Wisconsin has the lowest rate of compensation for court appointed council in the entire nation, Strang said. Public defenders get paid around $40 an hour, while other attorneys receive anywhere from $100 to $300 an hour, Strang said.

When Strang brought this issue forward to the state Supreme Court, it listened, but told him to go to the Legislature for funding, which refuses to increase the pay, Strang said.

Dane County Circuit Court Judge Everett Mitchell said the way the state has treated the heroin epidemic today differs sharply from how the rise of crack cocaine was handled in the ’90s.

According to the 2013 National Forum Journal of Counseling and Addiction, crack cocaine was used more by black males than any other racial and gender group. Instead of being provided with resources to help like Narcan and treatment programs, people were put in prison or jail for using crack. He said he wished his fellow African-Americans were given the same resources.

“I wish my people had been given this opportunity,” Mitchell said. “They weren’t bad, they just needed treatment.”
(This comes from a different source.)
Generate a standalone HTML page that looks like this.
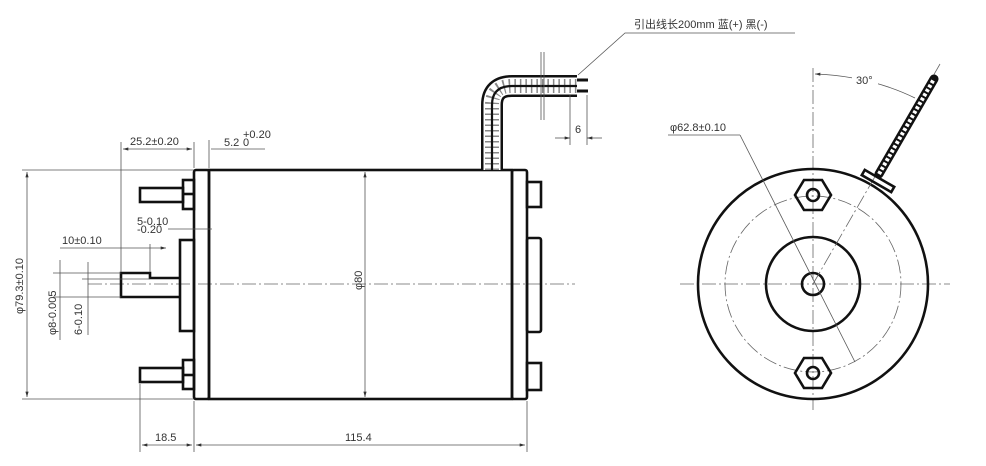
<!DOCTYPE html>
<html><head><meta charset="utf-8"><style>
html,body{margin:0;padding:0;background:#fff;width:986px;height:466px;overflow:hidden}
svg{display:block}
text{font-family:"Liberation Sans","Noto Sans CJK SC",sans-serif;fill:#333;font-size:11px}
.t{stroke:#111;stroke-width:2.6;fill:none}
.n{stroke:#555;stroke-width:0.8;fill:none}
.c{stroke:#666;stroke-width:0.8;fill:none;stroke-dasharray:14 3 2 3}
</style></head><body>
<svg width="986" height="466" viewBox="0 0 986 466" xmlns="http://www.w3.org/2000/svg">
<defs><marker id="a" viewBox="0 0 10 6" refX="10" refY="3" markerWidth="8" markerHeight="4" orient="auto-start-reverse"><path d="M0,0L10,3L0,6z" fill="#333"/></marker></defs>
<!-- left view -->
<line class="c" x1="88" y1="284" x2="575" y2="284"/>
<rect class="t" x="209" y="170" width="303" height="229"/>
<rect class="t" x="194" y="170" width="15" height="229" rx="2"/>
<rect class="t" x="512" y="170" width="15" height="229" rx="2"/>
<rect class="t" x="180" y="240" width="14" height="91"/>
<path class="t" d="M180,278 L150,278 L150,273 L121,273 L121,297 L180,297"/>
<rect class="t" x="140" y="188" width="43" height="14"/>
<rect class="t" x="183" y="180" width="11" height="29"/>
<line class="t" x1="183" y1="194" x2="194" y2="194"/>
<rect class="t" x="140" y="368" width="43" height="14"/>
<rect class="t" x="183" y="360" width="11" height="29"/>
<line class="t" x1="183" y1="375" x2="194" y2="375"/>
<rect class="t" x="527" y="238" width="14" height="94" rx="2"/>
<rect class="t" x="527" y="182" width="14" height="25"/>
<rect class="t" x="527" y="363" width="14" height="27"/>
<!-- dims left -->
<line class="n" x1="22" y1="170" x2="194" y2="170"/>
<line class="n" x1="22" y1="399" x2="194" y2="399"/>
<line class="n" x1="27" y1="172" x2="27" y2="397" marker-start="url(#a)" marker-end="url(#a)"/>
<text transform="translate(23,286) rotate(-90)" text-anchor="middle">φ79.3±0.10</text>
<line class="n" x1="121" y1="142" x2="121" y2="272"/>
<line class="n" x1="194" y1="142" x2="194" y2="168"/>
<line class="n" x1="209" y1="140" x2="209" y2="168"/>
<line class="n" x1="123" y1="149" x2="192" y2="149" marker-start="url(#a)" marker-end="url(#a)"/>
<text x="130" y="145">25.2±0.20</text>
<line class="n" x1="211" y1="149" x2="265" y2="149"/>
<text x="224" y="146">5.2</text><text x="243" y="138" font-size="7">+0.20</text><text x="243" y="146" font-size="7">0</text>
<line class="n" x1="168" y1="229" x2="212" y2="229"/>
<text x="137" y="225" font-size="9">5-0.10</text><text x="137" y="233" font-size="7">-0.20</text>
<line class="n" x1="60" y1="248" x2="166" y2="248" marker-end="url(#a)"/>
<line class="n" x1="150" y1="244" x2="150" y2="272"/>
<text x="62" y="244">10±0.10</text>
<line class="n" x1="53" y1="273" x2="121" y2="273"/>
<line class="n" x1="53" y1="297" x2="121" y2="297"/>
<line class="n" x1="82" y1="279" x2="150" y2="279"/>
<line class="n" x1="60" y1="260" x2="60" y2="340" />
<line class="n" x1="88" y1="262" x2="88" y2="335"/>
<text transform="translate(56,335) rotate(-90)" font-size="9">φ8-0.005</text>
<text transform="translate(82,335) rotate(-90)" font-size="9">6-0.10</text>
<line class="n" x1="140" y1="384" x2="140" y2="452"/>
<line class="n" x1="194" y1="401" x2="194" y2="452"/>
<line class="n" x1="527" y1="401" x2="527" y2="452"/>
<line class="n" x1="142" y1="445" x2="192" y2="445" marker-start="url(#a)" marker-end="url(#a)"/>
<line class="n" x1="196" y1="445" x2="525" y2="445" marker-start="url(#a)" marker-end="url(#a)"/>
<text x="155" y="441">18.5</text>
<text x="345" y="441">115.4</text>
<line class="n" x1="365" y1="172" x2="365" y2="397" marker-start="url(#a)" marker-end="url(#a)"/>
<text transform="translate(362,290) rotate(-90)" font-size="10">φ80</text>
<!-- lead tube -->
<path d="M492,170 L492,105 Q492,86 512,86 L577,86" stroke="#111" stroke-width="22" fill="none"/>
<path d="M492,170 L492,105 Q492,86 512,86 L577,86" stroke="#fff" stroke-width="17" fill="none"/>
<path d="M492,170 L492,105 Q492,86 512,86 L577,86" stroke="#888" stroke-width="14" fill="none" stroke-dasharray="1.5 4"/>
<path d="M492,170 L492,105 Q492,86 512,86 L577,86" stroke="#111" stroke-width="2.2" fill="none"/>
<line x1="577" y1="80" x2="588" y2="80" stroke="#111" stroke-width="3"/>
<line x1="577" y1="91" x2="588" y2="91" stroke="#111" stroke-width="3"/>
<line class="n" x1="541" y1="52" x2="541" y2="120"/>
<line class="n" x1="544" y1="52" x2="544" y2="120"/>
<line class="n" x1="570" y1="95" x2="570" y2="145"/>
<line class="n" x1="587" y1="95" x2="587" y2="145"/>
<line class="n" x1="555" y1="138" x2="570" y2="138" marker-end="url(#a)"/>
<line class="n" x1="602" y1="138" x2="587" y2="138" marker-end="url(#a)"/>
<text x="575" y="133" font-size="10">6</text>
<polyline class="n" points="578,75 625,33 795,33"/>
<text x="634" y="28" font-size="12">引出线长200mm 蓝(+) 黑(-)</text>
<!-- right view -->
<line class="c" x1="680" y1="284" x2="950" y2="284"/>
<line class="c" x1="813" y1="68" x2="813" y2="410"/>
<circle class="t" cx="813" cy="284" r="115"/>
<circle class="c" cx="813" cy="284" r="88"/>
<circle class="t" cx="813" cy="284" r="47"/>
<circle class="t" cx="813" cy="284" r="11"/>
<polygon class="t" points="795,195 804,180 822,180 831,195 822,210 804,210" stroke-width="2"/>
<circle class="t" cx="813" cy="195" r="6" stroke-width="2"/>
<polygon class="t" points="795,373 804,358 822,358 831,373 822,388 804,388" stroke-width="2"/>
<circle class="t" cx="813" cy="373" r="6" stroke-width="2"/>
<line class="c" x1="813" y1="284" x2="940" y2="64"/>
<line class="n" x1="740" y1="135" x2="855" y2="362"/>
<line class="n" x1="668" y1="135" x2="740" y2="135"/>
<text x="670" y="131">φ62.8±0.10</text>
<g transform="translate(878,181) rotate(30)"><rect x="-17" y="-3" width="34" height="6" class="t" stroke-width="1.8" fill="#fff"/></g>
<line x1="879" y1="174" x2="934" y2="79" stroke="#111" stroke-width="9" stroke-linecap="round"/>
<line x1="879" y1="174" x2="934" y2="79" stroke="#fff" stroke-width="4" stroke-dasharray="3 2"/>
<path class="n" d="M815,74 Q870,76 915,98" marker-start="url(#a)"/>
<rect x="852" y="74" width="26" height="12" fill="#fff"/>
<text x="856" y="84" font-size="10">30°</text>
</svg>
</body></html>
https://badgerherald.com/news/2016/02/02/its-our-problem-the-growing-heroin-epidemic-across-wisconsin/

Though Mitchell said the optimist in him says this indicates that as a state we’re learning how to better handle nonviolent crimes, he said his pessimist side says the real reason is because of racial disparities. 

Lautenschlager said an additional problem is once people finish their prison sentences, they can’t integrate back into society.

“Once somebody’s out of prison it doesn’t get any better, it gets worse,” Lautenschlager said.

When people get out of prison, Lautenschlager said, there are jobs that are unavailable to them and even some laws that prevent people from accessing public housing.

One thing that prevents reformed criminals from getting jobs is CCAP, a database where people can check if someone has a criminal record, Mitchell said. While he supports open records, this prevents people from having a fresh start, Mitchell said.

https://badgerherald.com/news/2015/12/01/challenges-to-employment-after-imprisonment-incite-movement-to-change-application-process/

Strang said other freedoms are also taken away. Even though it’s a better option than prison, people who are on probation aren’t even allowed to vote, Strang said.

Everett said it’s important we focus our efforts on restorative justice rather than harsh sentencing.

“The ability for us to give people their freedom is limited [by] how we understand state [statutes,]” Mitchell said. “As a community … [we need to] fight a little bit more to … give people an opportunity so when they get out of jail, they can get a job, they can get some housing … they cannot go back to the things that glued them to the system in the first place.”